Thursday, October 3 2013

Text acquisition: complete!

[Update: turns out the iPhone hotspot does not route traffic over the iPhone VPN; boo, hiss. I’ll need to rig up a wireless router behind an OpenVPN box to avoid the risk of tripping the region-detection]

The Kindle Paperwhite will not speak to a shared wireless connection hosted on my laptop. It will, however, speak to an iPhone’s built-in hotspot, and the iPhone has a VPN client compatible with HideMyAss VPN, allowing me to pretend that my shiny new second-generation Paperwhite is located in Japan and eligible to purchase and download Kindle books without violating the publishers’ geographic restrictions on ebook licensing.
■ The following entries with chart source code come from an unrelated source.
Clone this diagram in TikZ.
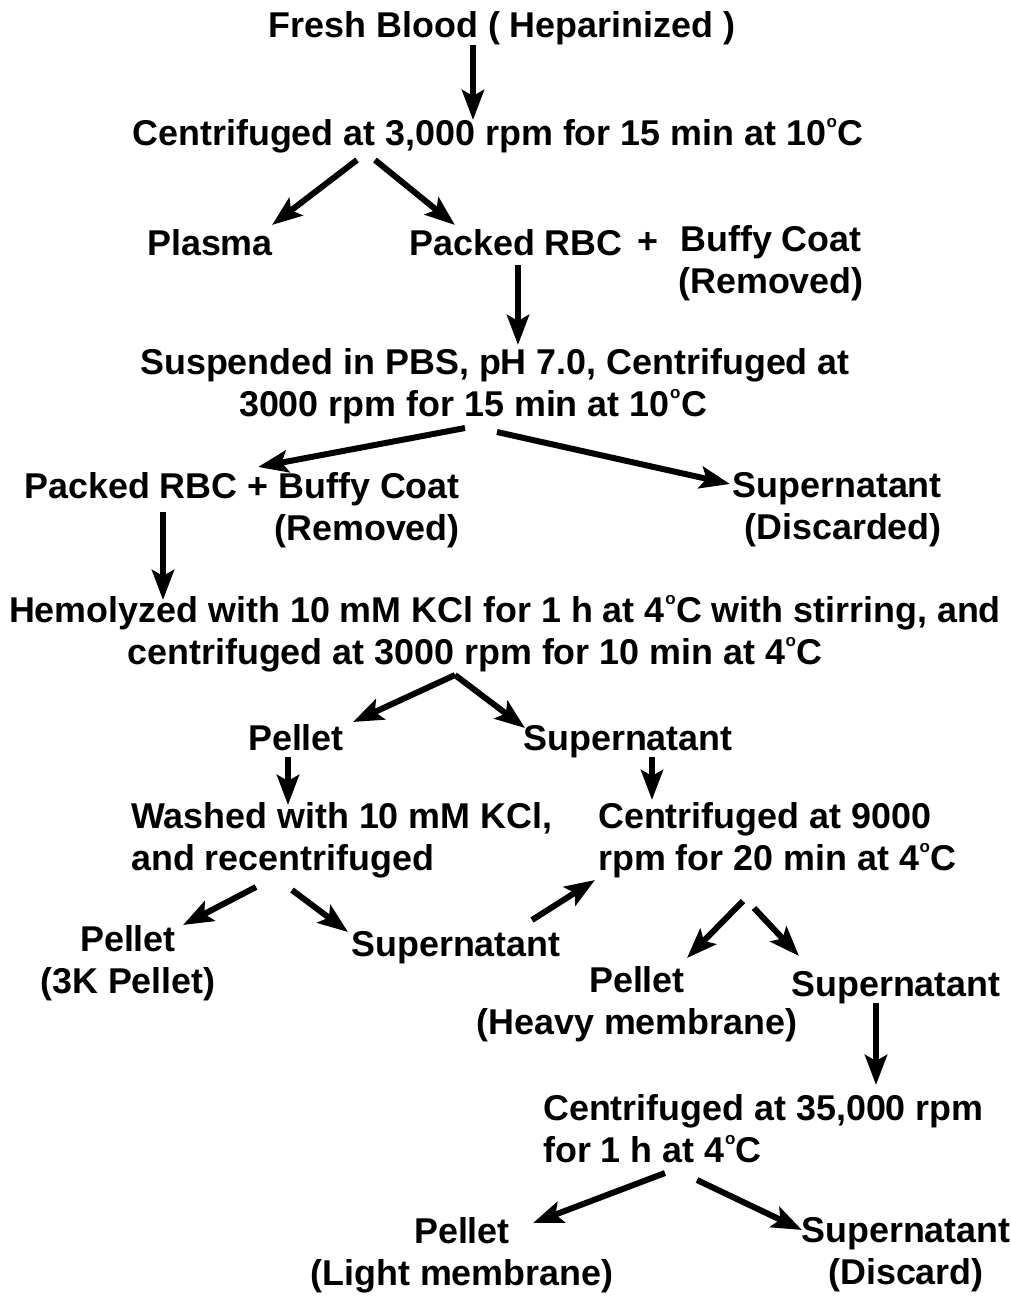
\documentclass[tikz,border=0pt]{standalone}
\usepackage{fontspec}
\setmainfont{Liberation Sans}
\usetikzlibrary{arrows.meta}
\newcommand\dg{\kern0.5bp\raisebox{18bp}{\fontsize{17}{17}\selectfont o}\kern0.5bp}
\begin{document}
\begin{tikzpicture}[x=1bp,y=-1bp,
  lbl/.style={inner sep=0pt, font=\bfseries\fontsize{36}{42}\selectfont},
  arr/.style={line width=6bp, -{Stealth[length=30bp,width=22bp,inset=6bp]}}]
\useasboundingbox (0,0) rectangle (1011,1297);
\node[lbl, anchor=base] (fb) at (502,37) {Fresh Blood ( Heparinized )};
\node[lbl, anchor=base] (c1) at (498,145) {Centrifuged at 3,000 rpm for 15 min at 10\dg C};
\node[lbl, anchor=base] (plasma) at (210,255) {Plasma};
\node[lbl, anchor=base] (prbc1) at (516,255) {Packed RBC};
\node[lbl, anchor=base] (plus1) at (648,253) {+};
\node[lbl, align=center] (buffy1) at (771,263) {Buffy Coat\\(Removed)};
\node[lbl, align=center] (sus) at (495,386) {Suspended in PBS, pH 7.0, Centrifuged at\\3000 rpm for 15 min at 10\dg C\rule{44bp}{0pt}};
\node[lbl, align=right, anchor=east] (prbc2) at (460,510) {Packed RBC + Buffy Coat\\(Removed)};
\node[lbl, align=right, anchor=east] (sup2) at (942,510) {Supernatant\\(Discarded)};
\node[lbl, align=center] (hemo) at (505,634) {Hemolyzed with 10 mM KCl for 1 h at 4\dg C with stirring, and\\centrifuged at 3000 rpm for 10 min at 4\dg C\rule{60bp}{0pt}};
\node[lbl, anchor=base] (pel1) at (296,750) {Pellet};
\node[lbl, anchor=base] (sup3) at (628,750) {Supernatant};
\node[lbl, align=left, anchor=west] (wash) at (131,840) {Washed with 10 mM KCl,\\and recentrifuged};
\node[lbl, align=left, anchor=west] (c9) at (598,840) {Centrifuged at 9000\\rpm for 20 min at 4\dg C};
\node[lbl, align=center] (pel2) at (128,963) {Pellet\\(3K Pellet)};
\node[lbl, anchor=base] (sup4) at (456,956) {Supernatant};
\node[lbl, align=center] (pel3) at (637,1004) {Pellet\\(Heavy membrane)};
\node[lbl, anchor=base] (sup5) at (896,996) {Supernatant};
\node[lbl, align=left, anchor=west] (c35) at (543,1129) {Centrifuged at 35,000 rpm\\for 1 h at 4\dg C};
\node[lbl, align=center] (pel4) at (462,1255) {Pellet\\(Light membrane)};
\node[lbl, align=center] (sup6) at (906,1255) {Supernatant\\(Discard)};

\draw[arr] ([shift={(-29,8)}]fb.base) -- ([shift={(-25,-25)}]c1.base);
\draw[arr] ([shift={(-141,15)}]c1.base) -- ([shift={(62,-30)}]plasma.base);
\draw[arr] ([shift={(-123,15)}]c1.base) -- ([shift={(-61,-30)}]prbc1.base);
\draw[arr] ([shift={(2,10)}]prbc1.base) -- ([shift={(23,-41)}]sus.center);
\draw[arr] ([shift={(-30,42)}]sus.center) -- ([shift={(-202,-43)}]prbc2.east);
\draw[arr] ([shift={(2,46)}]sus.center) -- ([shift={(-212,-26)}]sup2.east);
\draw[arr] ([shift={(-297,2)}]prbc2.east) -- ([shift={(-342,-34)}]hemo.center);
\draw[arr] ([shift={(-50,41)}]hemo.center) -- ([shift={(57,-28)}]pel1.base);
\draw[arr] ([shift={(-50,41)}]hemo.center) -- ([shift={(-103,-22)}]sup3.base);
\draw[arr] ([shift={(-8,7)}]pel1.base) -- ([shift={(157,-35)}]wash.west);
\draw[arr] ([shift={(24,7)}]sup3.base) -- ([shift={(54,-40)}]c9.west);
\draw[arr] ([shift={(125,47)}]wash.west) -- ([shift={(55,-38)}]pel2.center);
\draw[arr] ([shift={(161,50)}]wash.west) -- ([shift={(-108,-24)}]sup4.base);
\draw[arr] ([shift={(76,-36)}]sup4.base) -- ([shift={(-3,40)}]c9.west);
\draw[arr] ([shift={(145,61)}]c9.west) -- ([shift={(50,-46)}]pel3.center);
\draw[arr] ([shift={(156,68)}]c9.west) -- ([shift={(-97,-40)}]sup5.base);
\draw[arr] ([shift={(-20,7)}]sup5.base) -- ([shift={(333,-44)}]c35.west);
\draw[arr] ([shift={(122,44)}]c35.west) -- ([shift={(71,-32)}]pel4.center);
\draw[arr] ([shift={(154,51)}]c35.west) -- ([shift={(-104,-25)}]sup6.center);
\end{tikzpicture}
\end{document}
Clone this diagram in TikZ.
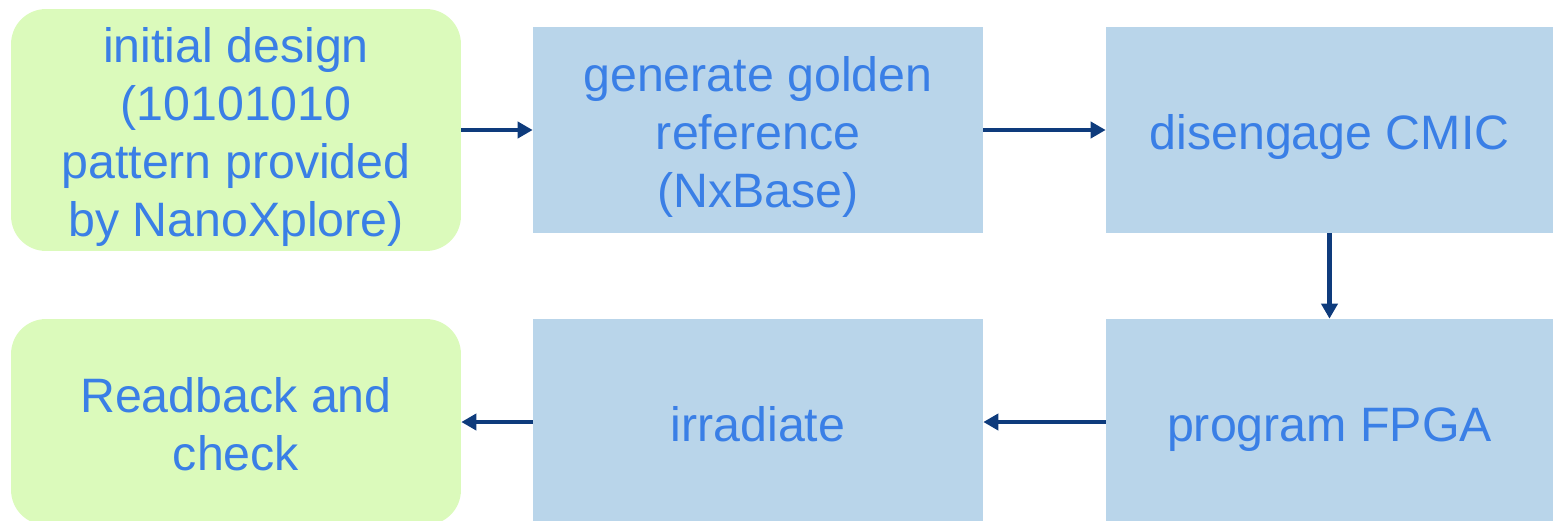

With that out of the way, the standard DeDRM and KindleUnpack scripts trivially converted my new books into clean XHTML, which required about 60 lines of Perl to massage into input for Yomitori. Diffing the text of Asobi ni Iku Yo book 1 confirmed the accuracy of my new source.

Now if I can figure out the new inline footnote support, I can merge the vocabulary into the main book the way I do for the HTML output, and switch from dual PDFs to a single MOBI file. But that comes later; right now, the complete text of Miniskirt Space Pirates book 1 is waiting on my Kindles, without all the OCR errors I was wading through the last time.